Back in 1980 when it was found, DNA wasn't around. The remains were in as good a preservative environment in the cave as nature could ever provide. Their condition fooled all the forensic experts.
Back in 1916, Henry Loveless, the person the torso proved to be, had only lived in the area for a short time with his wife. Both were involved in bootlegging and other crimes for years about 170 miles away in southwest Idaho, and they had fled that area, moving northeast, close to the Montana border.
His wife apparently had relatives in the area or close to it. Loveless is thought to have killed her with an axe, and then was believed to have caught a freight train and had fled into Montana, most likely to the Butte area. The town the couple was staying in is tiny, but it's on the main Union Pacific line and very close to the pass that is the boundary line between the two states.
The pass has the only rail line that crosses the Great Divide very close to the tiny town. It has always been a good spot for anyone who wanted to hop on a freight train to catch a ride, as the trains move very slowly there. Back in 1916, Butte, about 100 miles away, was a boom town due to the huge copper mines, and was a much safer place for Loveless than anywhere in Idaho.
No one will ever know for sure who killed him now, but the most popular theory is his some wife's family members were on their way to come get her (or both of them) out of Idaho.
When they learned she was dead, they went hunting for Loveless, caught him before he could hop a freight, and killed him in revenge. Eventually the limbs were found, but the head was never found.
Loveless was a lifelong criminal, so his disappearance was met more with relief that he was somebody else's problem than concern for his welfare. He had been arrested many times, imprisoned at least twice, and was quite an escape artist as well. He had escaped from almost every jail or prison he was sent to.

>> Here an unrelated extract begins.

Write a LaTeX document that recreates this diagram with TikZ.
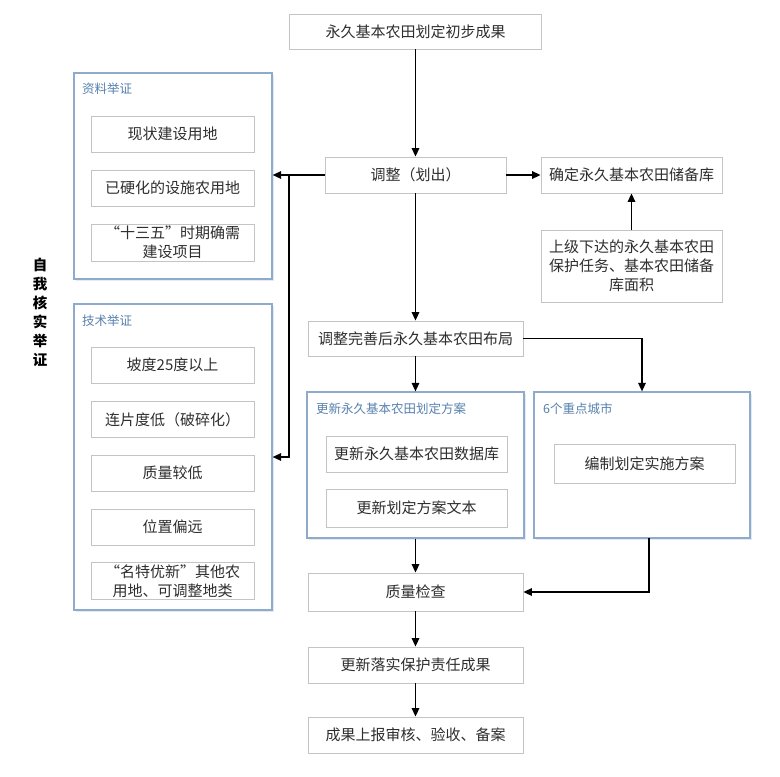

So once he was believed to be gone out of state for good, no one in Idaho was very interested in trying to find him.
The cave the remains were found in were quite well known, and later became natural Civil Defense evacuation sites during the Cold War. They were to be the shelter from atomic attack for quite a large surrounding rural region.
The entrances were barricaded by gates during that period, but the caves were opened to Boy Scout troops and others who wanted to explore them on rare occasions. This didn't happen very often; for most of that 50-year period, Civil Defense equipment, canned goods, and other stuff were stored in the caves.
Since Loveless is now identified as a victim of violent crime, the case is still open. As a fugitive, it was never officially closed down in the southwest corner of the state, even though he was presumed to be dead after so many years had passed.
The discovery of his identity actually didn't cost the state very much at all. DNA samples were sent to the Idaho state forensics lab and the DNA profile was then sent to one of the "family tree" companies that compares a person's DNA to others in huge databases. Oftentimes in criminal cases, this search is done for free by the company as a public service.
The remains had been in storage at Idaho State University for many decades, as part of the school's forensic science lab. ISU simply sent the DNA sample off, never expecting the results would come back so ancient and strange as they are.
Ironically, once the results came back, the school did a very careful examination of the burlap the torso was found in, the clothing, and other stuff that was recovered, and found a scrap of paper that dated everything that had always been overlooked until then.